Cisco Unified Communications Manager and SIP Trunking

SIP trunking is becoming a very popular way to connect to the Public Switch Telephone Network (PSTN). Session Initiation Protocol (SIP) is a signaling protocol, widely used for setting up and tearing down multimedia communication sessions such as voice and video calls over the Internet. Instead of a line from your local provider (AT&T, Verizon, etc..) you connect to one of a number of SIP trunk providers, sometimes referred to as Internet Telephony Service Provider (ITSP). They can provide telephone numbers in most of the area codes and provide features like Direct Inward Dial (DID) and Caller-Id over the SIP trunk. Think of Vonage, but on an enterprise scale.

What is confusing to a lot of people is that the SIP Trunk is a logical connection. It is not like POTs, T1 or PRI that are physical connections. The most common ways to connect to the ITSP is over the Internet or a private MPLS circuit. The biggest limitation of using the Internet is the lack of Quality of Service (QOS), but it is surprising how well it works.
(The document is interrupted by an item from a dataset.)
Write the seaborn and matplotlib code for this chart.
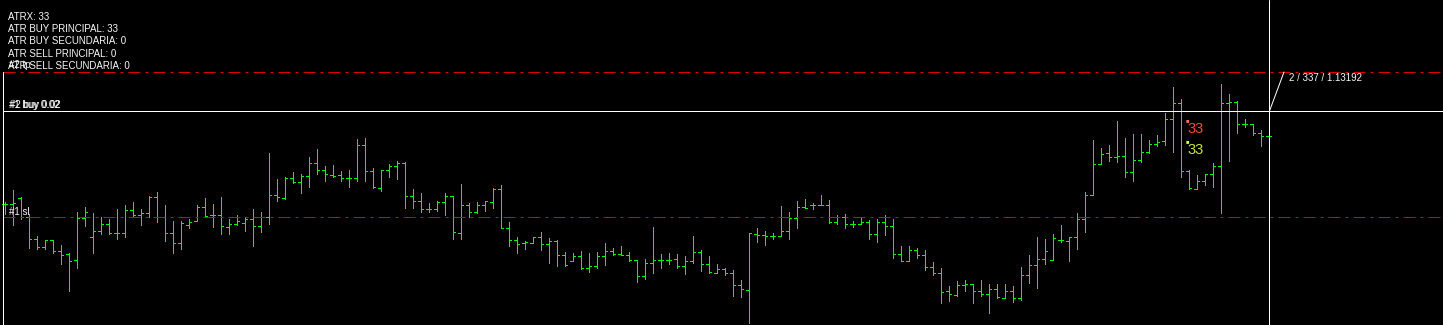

SIP Trunks have been supported in Cisco Unified Communications Manager for awhile. Configuring SIP trunks directly into UCM has it limitations. This is why Cisco has recently added expanded SIP trunking support on their routers. Cisco Unified Border Element (CUBE) is a feature set that can be added to the voice gateway. There is an added cost for the software, but when compared with the cost savings of going to SIP it can make a lot of sense.